たくさんの灯明をともして祈念する行事「万灯会(まんとうえ)」。
鎌倉では、2011年に発生した東日本大震災で犠牲になった方の冥福を祈るため、翌年の3月10日から毎年、長谷寺で行われていた(2015年のみ高徳院で開催)。
しかし、今年は材木座の光明寺に場所を移して法要が営まれることになった。
薄暗くなりかけた18時過ぎに到着。
山門をくぐると、本堂に向かってまっすぐに並べられた万灯ローソクが目に飛び込んできた。
あまりの美しさに思わず息を呑む。
チビオトも「キレイ……」とつぶやく。
毎年万灯会のお手伝いをしているカフェ「麻心」の店主、しんじさんに会ったので話を聞いてみると、長谷より参加者は少ないけれど、ローカルな感じがすごくいい、とのこと。

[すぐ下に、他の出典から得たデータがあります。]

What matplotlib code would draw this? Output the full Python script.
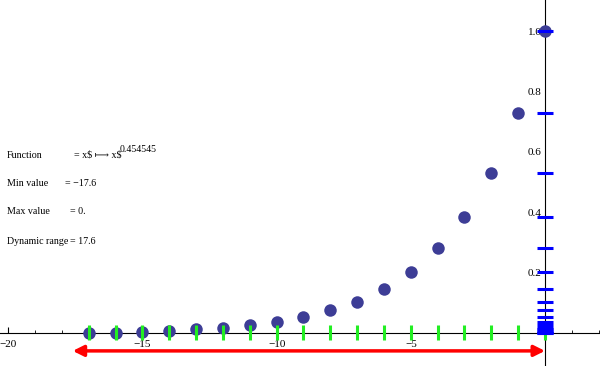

そう言われて周囲を見渡せば、犬の散歩がてら訪れた人がいて、あちこち駆け回る子の後ろを追いかけるお母さんがいて、なんとものどかな雰囲気だった。
おでんやトムヤムクン、肉まんの屋台から漂ういい香りを嗅ぎながら本堂へ。
日蓮宗・臨済宗・真言宗・浄土宗の僧侶による法要のまっただ中だったが、チビオトが少々退屈し始めたので、お賽銭を入れて手を合わせて、早めに退散する。
震災から明日で5年。
あのとき、ようやくつかまり立ちを始めたチビオトは何も覚えていない。
それでも毎年、何らかの形で祈り、どんなことが起きたのか伝えるのだけは欠かさず続けていこうと思っている。